Penalties, assessments, and objections
Hong Kong's minimum tax penalty framework balances effective compliance enforcement with recognition of the complexity of international minimum tax rules, applying penalties for non-compliance including, failure to file, understatement of liabilities, and inadequate record-keeping while considering taxpayers' good faith efforts. Assessment procedures accommodate both self-assessment and verification assessment by authorities, handling multi-jurisdictional calculations with appropriate due process protections, while the objections and appeals process provides opportunities to challenge assessments through expert testimony, international coordination, and technical guidance that ensure fair resolution of disputes while maintaining system integrity.
Strategic implications for multinational groups
Impact on holding companies & IP structures
Hong Kong’s new minimum tax framework significantly changes the economics of holding company and IP structures traditionally used to lower effective tax rates. Holding companies that relied on Hong Kong’s territorial system and favorable offshore income treatment may now face top-up tax exposure if their effective rate drops below 15 percent. This shift demands a thorough review of current structures to ensure continued tax efficiency.

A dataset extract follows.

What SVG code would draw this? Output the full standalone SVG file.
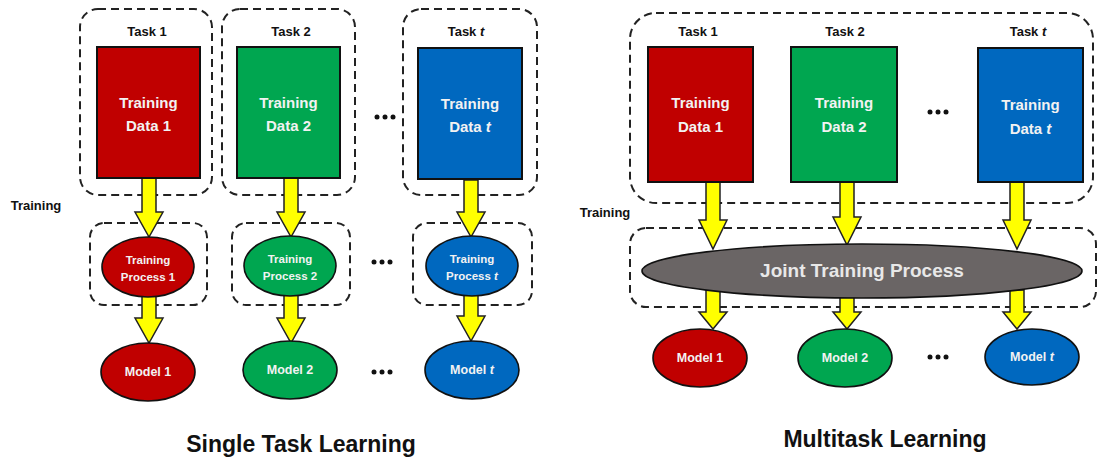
<svg xmlns="http://www.w3.org/2000/svg" width="1099" height="459" viewBox="0 0 1099 459">
<style>
text{font-family:"Liberation Sans",Arial,sans-serif;font-weight:bold;text-anchor:middle}
.lbl{font-size:13px;fill:#111}
.dat{font-size:15px;fill:#F2F2F2}
.proc{font-size:11.5px;fill:#F2F2F2}
.mdl{font-size:12.5px;fill:#F2F2F2}
.title{font-size:23px;fill:#111}
.dash{fill:none;stroke:#222;stroke-width:2;stroke-dasharray:8 5}
.rect{stroke:#111;stroke-width:2}
.ell{stroke:#111;stroke-width:1.6}
.red{fill:#C00000}.green{fill:#00A650}.blue{fill:#0068BF}.grey{fill:#6A6565}
.arrow{fill:#FFFF00;stroke:#222;stroke-width:1.5;stroke-linejoin:miter}
.dot{fill:#111}
</style>
<rect width="1099" height="459" fill="#ffffff"/>

<!-- dashed group boxes -->
<g id="groups">
<rect class="dash" x="80" y="9" width="132" height="186" rx="18"/>
<rect class="dash" x="222" y="9" width="133" height="186" rx="18"/>
<rect class="dash" x="403" y="9" width="134" height="186" rx="18"/>
<rect class="dash" x="90" y="223" width="117" height="82" rx="14"/>
<rect class="dash" x="232" y="223" width="118" height="82" rx="14"/>
<rect class="dash" x="413" y="223" width="119" height="82" rx="14"/>
<rect class="dash" x="630" y="13" width="463" height="190" rx="26"/>
<rect class="dash" x="630" y="228" width="466" height="79" rx="16"/>
</g>

<!-- connectors -->
<g id="connectors">
<polygon class="arrow" points="142,178 156,178 156,212 163,212 149,237 135,212 142,212"/>
<polygon class="arrow" points="142,292 156,292 156,318 163,318 149,343 135,318 142,318"/>
<polygon class="arrow" points="284,178 298,178 298,212 305,212 291,237 277,212 284,212"/>
<polygon class="arrow" points="284,292 298,292 298,318 305,318 291,343 277,318 284,318"/>
<polygon class="arrow" points="464,180 478,180 478,212 485,212 471,237 457,212 464,212"/>
<polygon class="arrow" points="464,292 478,292 478,316 485,316 471,341 457,316 464,316"/>
<polygon class="arrow" points="706,182 720,182 720,220 727,220 713,249 699,220 706,220"/>
<polygon class="arrow" points="840,182 854,182 854,217 861,217 847,245 833,217 840,217"/>
<polygon class="arrow" points="1010,182 1024,182 1024,220 1031,220 1017,249 1003,220 1010,220"/>
<polygon class="arrow" points="706,290 720,290 720,312 727,312 713,329 699,312 706,312"/>
<polygon class="arrow" points="840,290 854,290 854,312 861,312 847,329 833,312 840,312"/>
<polygon class="arrow" points="1010,290 1024,290 1024,312 1031,312 1017,329 1003,312 1010,312"/>
</g>

<!-- Single task learning -->
<text class="lbl" x="36" y="210">Training</text>

<g id="st-task1">
<text class="lbl" x="147" y="36">Task 1</text>
<rect class="rect red" x="97" y="47" width="103" height="131"/>
<text class="dat" x="148.5" y="108">Training</text>
<text class="dat" x="148.5" y="131">Data 1</text>
</g>
<g id="st-task2">
<text class="lbl" x="291" y="36">Task 2</text>
<rect class="rect green" x="237" y="47" width="103" height="131"/>
<text class="dat" x="288.5" y="108">Training</text>
<text class="dat" x="288.5" y="131">Data 2</text>
</g>
<g id="st-taskt">
<text class="lbl" x="466" y="36">Task <tspan font-style="italic">t</tspan></text>
<rect class="rect blue" x="418" y="48" width="104" height="131"/>
<text class="dat" x="470" y="109">Training</text>
<text class="dat" x="470" y="132">Data <tspan font-style="italic">t</tspan></text>
</g>
<g id="st-dots1"><circle class="dot" cx="377" cy="117" r="2.5"/><circle class="dot" cx="385" cy="117" r="2.5"/><circle class="dot" cx="393" cy="117" r="2.5"/></g>

<g id="st-proc1">
<ellipse class="ell red" cx="148" cy="267" rx="46" ry="30"/>
<text class="proc" x="148" y="264">Training</text>
<text class="proc" x="148" y="281">Process 1</text>
</g>
<g id="st-proc2">
<ellipse class="ell green" cx="290" cy="266" rx="46" ry="30"/>
<text class="proc" x="290" y="263">Training</text>
<text class="proc" x="290" y="280">Process 2</text>
</g>
<g id="st-proct">
<ellipse class="ell blue" cx="472" cy="266" rx="46" ry="30"/>
<text class="proc" x="472" y="263">Training</text>
<text class="proc" x="472" y="280">Process <tspan font-style="italic">t</tspan></text>
</g>
<g id="st-dots2"><circle class="dot" cx="374" cy="262" r="2.5"/><circle class="dot" cx="382" cy="262" r="2.5"/><circle class="dot" cx="390" cy="262" r="2.5"/></g>

<g id="st-model1">
<ellipse class="ell red" cx="148" cy="372" rx="47" ry="29"/>
<text class="mdl" x="148" y="376">Model 1</text>
</g>
<g id="st-model2">
<ellipse class="ell green" cx="290" cy="370" rx="47" ry="29"/>
<text class="mdl" x="290" y="374">Model 2</text>
</g>
<g id="st-modelt">
<ellipse class="ell blue" cx="472" cy="370" rx="47" ry="29"/>
<text class="mdl" x="472" y="374">Model <tspan font-style="italic">t</tspan></text>
</g>
<g id="st-dots3"><circle class="dot" cx="374" cy="372" r="2.5"/><circle class="dot" cx="382" cy="372" r="2.5"/><circle class="dot" cx="390" cy="372" r="2.5"/></g>

<text class="title" x="301" y="452">Single Task Learning</text>

<!-- Multitask learning -->
<text class="lbl" x="605" y="217">Training</text>

<g id="mt-task1">
<text class="lbl" x="698" y="36">Task 1</text>
<rect class="rect red" x="648" y="47" width="105" height="135"/>
<text class="dat" x="700.5" y="108">Training</text>
<text class="dat" x="700.5" y="132">Data 1</text>
</g>
<g id="mt-task2">
<text class="lbl" x="845" y="36">Task 2</text>
<rect class="rect green" x="791" y="47" width="106" height="135"/>
<text class="dat" x="844" y="108">Training</text>
<text class="dat" x="844" y="132">Data 2</text>
</g>
<g id="mt-taskt">
<text class="lbl" x="1028" y="36">Task <tspan font-style="italic">t</tspan></text>
<rect class="rect blue" x="978" y="48" width="105" height="134"/>
<text class="dat" x="1030.5" y="110">Training</text>
<text class="dat" x="1030.5" y="134">Data <tspan font-style="italic">t</tspan></text>
</g>
<g id="mt-dots1"><circle class="dot" cx="930" cy="112" r="2.5"/><circle class="dot" cx="938" cy="112" r="2.5"/><circle class="dot" cx="946" cy="112" r="2.5"/></g>

<g id="mt-joint">
<ellipse class="ell grey" cx="862" cy="271" rx="220" ry="27"/>
<text x="862" y="277" font-size="19px" fill="#E8E8E8">Joint Training Process</text>
</g>

<g id="mt-model1">
<ellipse class="ell red" cx="700" cy="358" rx="47" ry="29"/>
<text class="mdl" x="700" y="362">Model 1</text>
</g>
<g id="mt-model2">
<ellipse class="ell green" cx="845" cy="358" rx="47" ry="29"/>
<text class="mdl" x="845" y="362">Model 2</text>
</g>
<g id="mt-modelt">
<ellipse class="ell blue" cx="1032" cy="357" rx="47" ry="28"/>
<text class="mdl" x="1032" y="361">Model <tspan font-style="italic">t</tspan></text>
</g>
<g id="mt-dots2"><circle class="dot" cx="930" cy="357" r="2.5"/><circle class="dot" cx="938" cy="357" r="2.5"/><circle class="dot" cx="946" cy="357" r="2.5"/></g>

<text class="title" x="885" y="447" font-size="25px">Multitask Learning</text>
</svg>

IP arrangements, often used for tax optimization, are particularly impacted. The GloBE Rules assess taxes on a jurisdictional basis, requiring IP structures to consider not just local nominal rates, but the broader economic substance of their arrangements. Many may need substantial restructuring to remain compliant.
Strategic responses depend on each group’s specifics, but often include raising Hong Kong’s effective tax rate via added substance or shifting operations to higher-tax jurisdictions. Some may bolster local activities, while others could relocate functions or rework IP structures. These decisions require careful consideration of total tax costs, compliance, and business needs.
Effect on tax incentives and offshore profits
Hong Kong’s tax incentives now offer less benefit under the minimum tax rules. Reduced rates, offshore exemptions, and accelerated depreciation may no longer lower effective tax rates meaningfully and could increase compliance burdens.
Income exempt from Hong Kong tax could still trigger minimum tax if overall rates fall below 15 percent, weakening the appeal of offshore profit structures. As a result, onshore activities with sufficient tax contribution may gain relative value. Multinational groups must reassess their profit allocation and location strategies accordingly.
Relocation risks and competitiveness of Hong Kong
Minimum tax rules pose both risks and opportunities for Hong Kong as an international financial hub. Businesses that relied heavily on low effective tax rates may now consider other jurisdictions, especially for mobile functions not tied to local infrastructure or markets.
The new rules might actually reduce harmful tax competition, allowing jurisdictions like Hong Kong to compete more on genuine economic merits. Many firms may continue to value Hong Kong’s strategic role in Asia despite reduced tax advantages.